El 28 de febrero, John Updike me escribió una elocuente y enternecedora carta de condolencia. Me gustaría poder citarla -la correspondencia personal de John está escrita con tanta belleza como su obra publicada-, pero las disposiciones de su testamento prohíben la publicación de sus cartas. En este breve texto mecanografiado, John decía que su mujer, Martha, y él se habían quedado «conmocionados» al enterarse de la muerte de Ray por la necrológica del New York Times . En su «imaginación», decía John, Ray era «todavía joven y una parte fundamental del mundo literario». Tan «tranquilo, amable, discreto y sensato», que casi no parecía un «hombre de letras».

Al leerlo, pese a las lágrimas, no tuve más remedio que reírme. Porque era muy típico de John Updike, un comentario divertido dentro de un sencillo mensaje de pésame.

John terminaba diciendo que Martha y él iban a echar de menos la «presencia tranquilizadora» de Ray. Había alguna cosa más, por supuesto, pero ésta es la esencia de la carta.

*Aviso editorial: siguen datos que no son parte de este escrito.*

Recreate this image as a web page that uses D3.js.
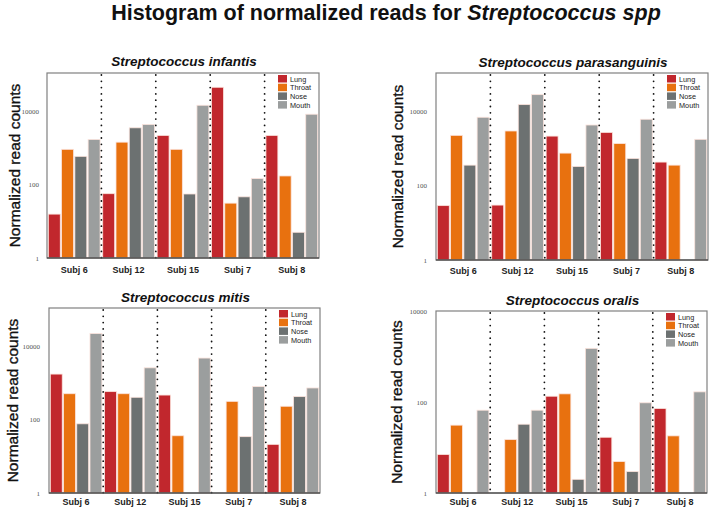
<!DOCTYPE html>
<html><head><meta charset="utf-8">
<script src="https://cdn.jsdelivr.net/npm/d3@7"></script>
<style>
body{margin:0;background:#fff;}
text{font-family:"Liberation Sans",Arial,Helvetica,sans-serif;}
</style></head>
<body><svg id="chart" width="709" height="510"></svg>
<script>
const subjects = ["Subj 6","Subj 12","Subj 15","Subj 7","Subj 8"];
const tissues = ["Lung","Throat","Nose","Mouth"];
const tissueColors = ["#C1272D","#E8710F","#6C7171","#9B9E9E"];
const tickValues = [1,100,10000];

// rows = tissues (Lung, Throat, Nose, Mouth), columns = subjects
const infantisValues = [
  [15.6, 56, 2150, 43800, 2150],
  [900, 1410, 900, 31, 170],
  [580, 3460, 55, 46, 5.0],
  [1670, 4260, 14200, 144, 8100]
];
const parasanguinisValues = [
  [29, 30, 2150, 2700, 430],
  [2250, 2950, 750, 1350, 356],
  [356, 15100, 328, 540, null],
  [6900, 28000, 4270, 6100, 1760]
];
const mitisValues = [
  [1710, 570, 460, null, 21],
  [500, 500, 36, 310, 228],
  [76, 400, null, 34, 417],
  [21600, 2530, 4660, 780, 717]
];
const oralisValues = [
  [7.0, null, 134, 16.8, 72],
  [31, 14.9, 151, 4.9, 18],
  [null, 32.5, 2.0, 2.95, null],
  [66, 66, 1510, 96, 167]
];

const svg = d3.select("#chart");

// main title
const mt = svg.append("text").attr("x", 386).attr("y", 20).attr("text-anchor","middle")
  .style("font-size","21.5px").style("font-weight","bold").attr("fill","#111");
mt.append("tspan").text("Histogram of normalized reads for ");
mt.append("tspan").style("font-style","italic").text("Streptococcus spp");

const panels = [
  {title:"Streptococcus infantis", data:infantisValues, x0:47, x1:319, y0:73, y1:258, top:107000, titleY:66, ylabX:15, labY:274, tickX:39},
  {title:"Streptococcus parasanguinis", data:parasanguinisValues, x0:436, x1:708, y0:73, y1:260, top:107000, titleY:67, ylabX:398, labY:275, tickX:427},
  {title:"Streptococcus mitis", data:mitisValues, x0:49, x1:320, y0:308, y1:493, top:107000, titleY:302, ylabX:13, labY:506, tickX:40},
  {title:"Streptococcus oralis", data:oralisValues, x0:436, x1:707, y0:311, y1:493, top:10000, titleY:305, ylabX:397, labY:506, tickX:427}
];

panels.forEach(p => {
  const g = svg.append("g");
  const x = d3.scaleBand().domain(subjects).range([p.x0, p.x1]).padding(0);
  const xi = d3.scaleBand().domain(tissues).range([0, x.bandwidth()]).paddingInner(0.1).paddingOuter(0.1);
  const y = d3.scaleLog().domain([1, p.top]).range([p.y1, p.y0]);

  // bars
  subjects.forEach((s, si) => {
    tissues.forEach((t, ti) => {
      const v = p.data[ti][si];
      if (v == null) return;
      g.append("rect")
        .attr("x", x(s) + xi(t))
        .attr("y", y(v))
        .attr("width", xi.bandwidth())
        .attr("height", y(1) - y(v))
        .attr("fill", tissueColors[ti])
        .attr("stroke", "#fbe3dc").attr("stroke-width", 0.8);
    });
  });

  // dotted separators
  subjects.slice(1).forEach(s => {
    g.append("line").attr("x1", x(s)).attr("x2", x(s))
      .attr("y1", p.y0 + 2).attr("y2", p.y1)
      .attr("stroke", "#111").attr("stroke-width", 1.8)
      .attr("stroke-linecap","round").attr("stroke-dasharray","0,6.3");
  });

  // frame
  g.append("rect").attr("x", p.x0).attr("y", p.y0).attr("width", p.x1 - p.x0).attr("height", p.y1 - p.y0)
    .attr("fill","none").attr("stroke","#808080").attr("stroke-width",1.2);
  g.append("line").attr("x1", p.x0).attr("x2", p.x1).attr("y1", p.y1).attr("y2", p.y1)
    .attr("stroke","#333").attr("stroke-width",1.2);

  // y ticks (labels only)
  const yAxis = d3.axisLeft(y).tickValues(tickValues).tickFormat(d3.format("d")).tickSize(0).tickPadding(0);
  const ya = g.append("g").attr("transform", `translate(${p.tickX},0)`).call(yAxis);
  ya.select(".domain").remove();
  ya.selectAll("text").style("font-size","7px").attr("fill","#555")
    .style("font-family","'Liberation Serif','DejaVu Serif',serif");

  // x labels
  const xAxis = d3.axisBottom(x).tickSize(0).tickPadding(0);
  const xa = g.append("g").attr("transform", `translate(0,${p.labY - 7})`).call(xAxis);
  xa.select(".domain").remove();
  xa.selectAll("text").style("font-size","9px").style("font-weight","bold").attr("fill","#222").attr("dy","0.71em");

  // panel title
  g.append("text").attr("x", (p.x0 + p.x1)/2 + 1).attr("y", p.titleY).attr("text-anchor","middle")
    .style("font-size","13.5px").style("font-weight","bold").style("font-style","italic").attr("fill","#111")
    .text(p.title);

  // y label
  g.append("text").attr("transform", `translate(${p.ylabX + 5},${(p.y0 + p.y1)/2}) rotate(-90)`)
    .attr("text-anchor","middle").style("font-size","15.5px").attr("fill","#111")
    .attr("stroke","#111").attr("stroke-width",0.35)
    .text("Normalized read counts");

  // legend
  const lx = p.x1 - 41, ly = p.y0 + 2;
  tissues.forEach((t, i) => {
    g.append("rect").attr("x", lx).attr("y", ly + i*8.7).attr("width", 9).attr("height", 7.5).attr("fill", tissueColors[i]);
    g.append("text").attr("x", lx + 12).attr("y", ly + i*8.7 + 6.5).style("font-size","7.3px").attr("fill","#222").text(t);
  });
});
</script></body></html>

(Durante años, desde abril de 1977, John Updike y yo intercambiamos tal vez cientos de cartas y tarjetas; las tarjetas, que llevaban impresa la dirección de John en Beverly Farms, Massachusetts, eran su medio habitual de comunicación: las escribía con un estilo propio de un sonetista del Renacimiento, y yo pensé en alguna ocasión que me gustaría publicarlas en forma de librito después de su muerte.)

Esta carta de John Updike la había leído nada más recibirla y luego la había apartado.

Junto con muchas otras cartas y tarjetas encantadoras, algunas de las cuales no me atrevía a leer del todo, la guardé en mi bolsa reutilizable Earthwise, de color verde hierba. Y esta noche -a última hora de la noche, porque son las dos de la mañana-, en las pausas de un repentino frenesí de limpieza, siento deseos de releerla y de acordarme de la primera vez que Ray y yo visitamos a John y su esposa (entonces reciente), Martha Bernhardt, en Georgetown, Massachusetts, en el verano de 1976.